Alls Well When Read (and Watched) #6: Happy Holidays!
Can y'all believe we basically made it through 2022?!
Happy holidays from everyone here behind the newsletter (my 2 cats, a husband, a mom, and me, but 99% just me)!
Before we get into the movies and all the other fun stuff, I wanted to say that 2022 has been another roller coaster of a year and we all managed to make it through to this point! Because of this, I want to wish you all happiness, fun, and safety these holidays no matter what you’re doing or who you’re spending your time with.
Now, let’s get on with it!
Movies I Watched
Babylon
TBH, I’m still going back and forth with Babylon. I really wanted to love it and its insane decadence but I was so overwhelmed by the high-strungness of everything I didn’t get a chance to really digest the characters and plot as much as I wanted to. And, maybe this was intentional from Damien Chazelle: keep the focus away from the mediocre character transformation by turning up the repulsiveness to a 20?? Who knows. While others may think this is award-season material, I’m still not convinced of it so I’m going to let it simmer, maybe see it again, and we’ll visit this at a later time.
A Wounded Fawn
As much as I liked A Wounded Fawn overall, I couldn’t help but to feel it ended up like one of my college essays: strong at the beginning with a lot of potential, only to be a bit ridiculous at the end from trying to do so much. But yet, it all works! The film, which is a giant mix of 70s arthouse, mythology, and serial killing, is all about raging a violent war against shitty ass men. Specifically, raging a war against chauvinistic men who think it’s okay to lure vulnerable women along and murder them for pleasure.
If you’re going into this thinking it will be cut and dried, don’t. By the time it’s finished, A Wounded Fawn will have you feeling every burn, cut, scream, and scare deep inside your bones and the pain will stick with you for days.
Also, keep an eye out for that Manfred Mann track because it’s killer!
Blood Relatives
Blood Relatives, which is Noah Segan’s feature debut as a writer/director, is a goodhearted, charming, and funny take on the usual vampire films we’ve been getting recently. He obviously has a preference for dad jokes over gory horror, and his talents shine through the film’s unlikely father and daughter duo. If you’re looking for something savage and bloody, you’re not going to get that with this one but it’s still enough of a wild ride on its own that it will keep you entertained to the end.
Shows I Watched
Killer Sally
Bodybuilding, drugs, smut films, and death. What more could one want from a show?! No really, Killer Sally provides audiences with such an in-depth look at Sally and Ray McNeil’s lives and the world of bodybuilding that it gets addicting to watch very quickly.

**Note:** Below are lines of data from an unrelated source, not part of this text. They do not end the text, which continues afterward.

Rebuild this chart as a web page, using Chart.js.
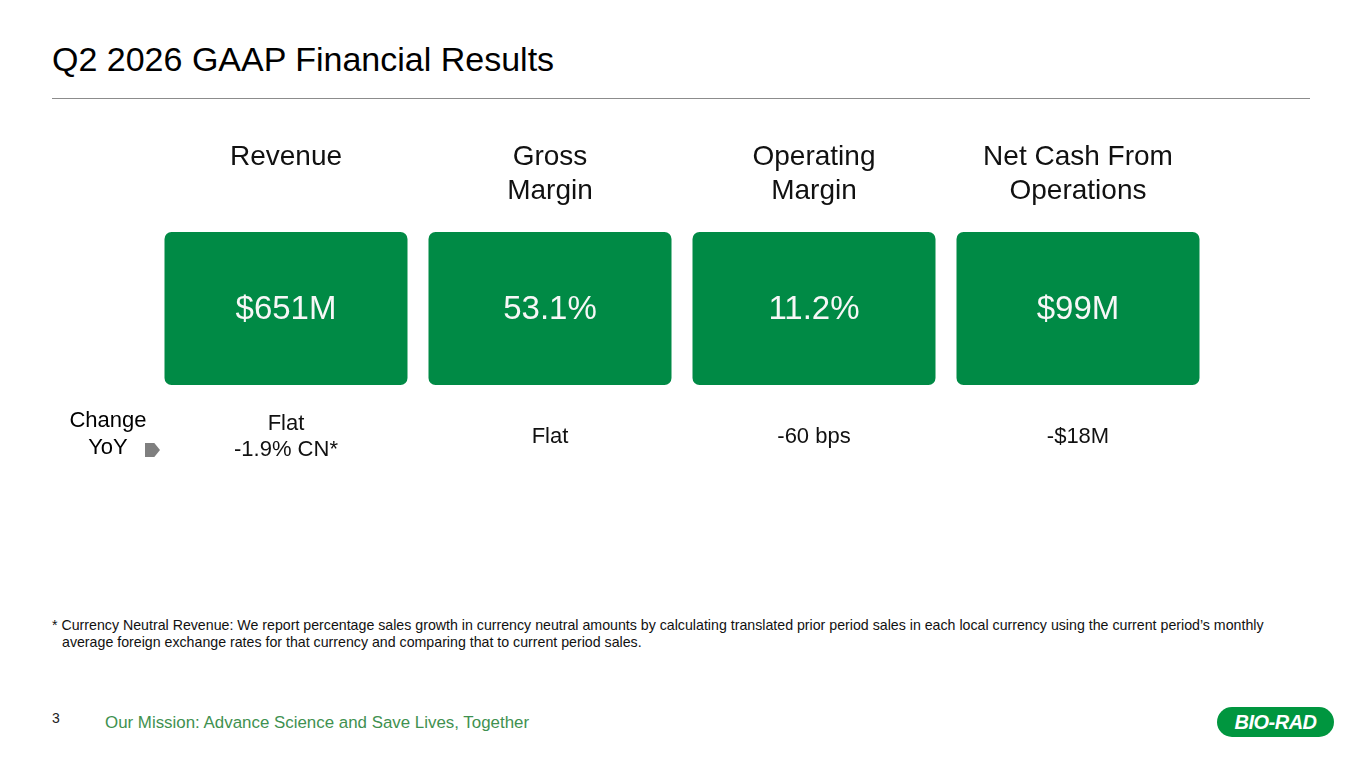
<!DOCTYPE html>
<html>
<head>
<meta charset="utf-8">
<script src="https://cdn.jsdelivr.net/npm/chart.js@4/dist/chart.umd.min.js"></script>
<style>
  html, body { margin:0; padding:0; background:#fff; }
  body { width:1365px; height:768px; position:relative; overflow:hidden; font-family:"Liberation Sans", Arial, sans-serif; color:#000; }
  #title { position:absolute; left:52px; top:39px; font-size:34px; line-height:40px; white-space:nowrap; }
  #rule { position:absolute; left:52px; top:98px; width:1258px; height:1px; background:#8c8c8c; }
  #wrap { position:absolute; left:154px; top:120px; width:1056px; height:360px; }
  #change { position:absolute; left:58px; top:406px; width:100px; text-align:center; font-size:22px; line-height:27px; }
  #arrow { position:absolute; left:145px; top:443px; width:15px; height:14px; background:#7f7f7f; clip-path:polygon(0 0, 62% 0, 100% 50%, 62% 100%, 0 100%); }
  #note { position:absolute; left:52px; top:617px; font-size:14.2px; line-height:17px; color:#111; white-space:nowrap; }
  #note .l2 { padding-left:10px; }
  #page { position:absolute; left:52px; top:710px; font-size:14px; line-height:16px; color:#222; }
  #mission { position:absolute; left:105px; top:713px; font-size:16.9px; line-height:20px; color:#3f9150; white-space:nowrap; }
  #logo { position:absolute; left:1217px; top:707px; width:117px; height:30px; border-radius:15px; background:#00963f; color:#fff; font-weight:bold; font-style:italic; font-size:20px; line-height:30px; text-align:center; letter-spacing:-0.5px; }
</style>
</head>
<body>
<div id="title">Q2 2026 GAAP Financial Results</div>
<div id="rule"></div>
<div id="wrap"><canvas id="c"></canvas></div>
<div id="change">Change<br>YoY</div>
<div id="arrow"></div>
<div id="note">* Currency Neutral Revenue: We report percentage sales growth in currency neutral amounts by calculating translated prior period sales in each local currency using the current period’s monthly<br><span class="l2">average foreign exchange rates for that currency and comparing that to current period sales.</span></div>
<div id="page">3</div>
<div id="mission">Our Mission: Advance Science and Save Lives, Together</div>
<div id="logo">BIO-RAD</div>
<script>
const categories = ['Revenue', 'Gross Margin', 'Operating Margin', 'Net Cash From Operations'];
const headerLines = [['Revenue'], ['Gross', 'Margin'], ['Operating', 'Margin'], ['Net Cash From', 'Operations']];
const tileValues = ['$651M', '53.1%', '11.2%', '$99M'];
const tileHeights = [1, 1, 1, 1];
const changeYoY = [['Flat', '-1.9% CN*'], ['Flat'], ['-60 bps'], ['-$18M']];

const textPlugin = {
  id: 'tileText',
  afterDatasetsDraw(chart) {
    const ctx = chart.ctx;
    const area = chart.chartArea;
    const meta = chart.getDatasetMeta(0);
    ctx.save();
    ctx.textAlign = 'center';
    ctx.textBaseline = 'middle';
    meta.data.forEach((bar, i) => {
      const x = bar.x;
      ctx.fillStyle = '#f7f7f7';
      ctx.font = '33px "Liberation Sans", Arial, sans-serif';
      ctx.fillText(tileValues[i], x, (bar.y + bar.base) / 2 + 1);
      ctx.fillStyle = '#111';
      ctx.font = '28px "Liberation Sans", Arial, sans-serif';
      headerLines[i].forEach((t, k) => ctx.fillText(t, x, area.top - 75 + k * 34));
      ctx.font = '22px "Liberation Sans", Arial, sans-serif';
      const lines = changeYoY[i];
      const lh = 26;
      const c = area.bottom + 52;
      lines.forEach((t, k) => ctx.fillText(t, x, c - (lines.length - 1) * lh / 2 + k * lh));
    });
    ctx.restore();
  }
};

new Chart(document.getElementById('c'), {
  type: 'bar',
  data: {
    labels: categories,
    datasets: [{
      data: tileHeights,
      backgroundColor: '#008a45',
      borderRadius: 7,
      borderSkipped: false,
      barPercentage: 243 / 264,
      categoryPercentage: 1
    }]
  },
  options: {
    responsive: true,
    maintainAspectRatio: false,
    animation: false,
    events: [],
    layout: { padding: { top: 112, bottom: 95, left: 0, right: 0 } },
    plugins: { legend: { display: false }, tooltip: { enabled: false } },
    scales: {
      x: { display: false, offset: true },
      y: { display: false, min: 0, max: 1 }
    }
  },
  plugins: [textPlugin]
});
</script>
</body>
</html>
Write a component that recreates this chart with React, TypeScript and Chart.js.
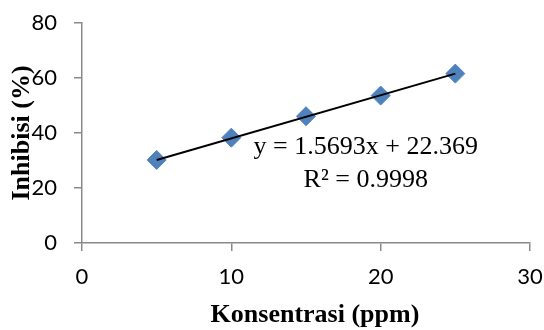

The 3-part true crime series focuses on Sally and her rocky relationship with Ray. We see that on the outside, they looked like a beautiful, fit, happy couple but behind doors, they had a volatile marriage full of violence and abuse which ended up in Sally shooting Ray on Valentine’s Day in 1996.
Because there are so many accounts from different people, the truth about the motivation of the shooting gets murky. Things quickly turn into whether Sally was actually abused, or was an abuser. So, keep an open mind as you’re watching this and don’t be so quick to judge!
Brand New Cherry Flavor
I don’t know why it has taken me so long to check out Brand New Cherry Flavor but I’m SO GLAD I finally did! The entire series is hallucinatory and chaotic, choosing to overstimulate us with many shocking and grotesque moments instead of smoothing out the plot or answering questions (at least the questions I had because dumb).
But this is what kept the story so thrilling! I had no idea what to pop up next (especially with that ONE stomach scene #iykyk) and this made up for the somewhat unfulfilled feeling that came at the end.
Unsolved Mysteries
The new season of Unsolved Mysteries still has the same eeriness that the old episodes featuring Robert Stack do. At one point while binging through them late on a Friday night, I found myself reverting back to my youth, covering myself in a blanket and being too afraid to go by myself through my dark hallway to the bathroom.
The main thing that felt different was that this season was more about the realistic and less about the paranormal. Yes, there is stuff about UFOs, hauntings, poltergeists, etc., but they definitely take a backseat to keep cold cases and deaths at the front. So, if you were looking forward to hearing more about weird creatures and such, you might be a bit disappointed this time around.
Honorable Mentions
The Addiction
The Addiction (1995) stars Lili Taylor as a doctoral student who becomes disillusioned with human philosophy after getting bit by a vampire and having to navigate her new addiction to bloodlust.
At its core, The Addiction is simple with a few different themes: man will never stop sinning, good versus evil, self-destruction and realization, and disarray of moral order. The gist of the film isn’t hard to understand but is overcomplicated with allegory and a narrative that almost comes off as pedantic. Basically, if you’re not in the mood for something like it, it will seem like it was made by a young film student who decided to throw every 50-cent word they learned in school into one script.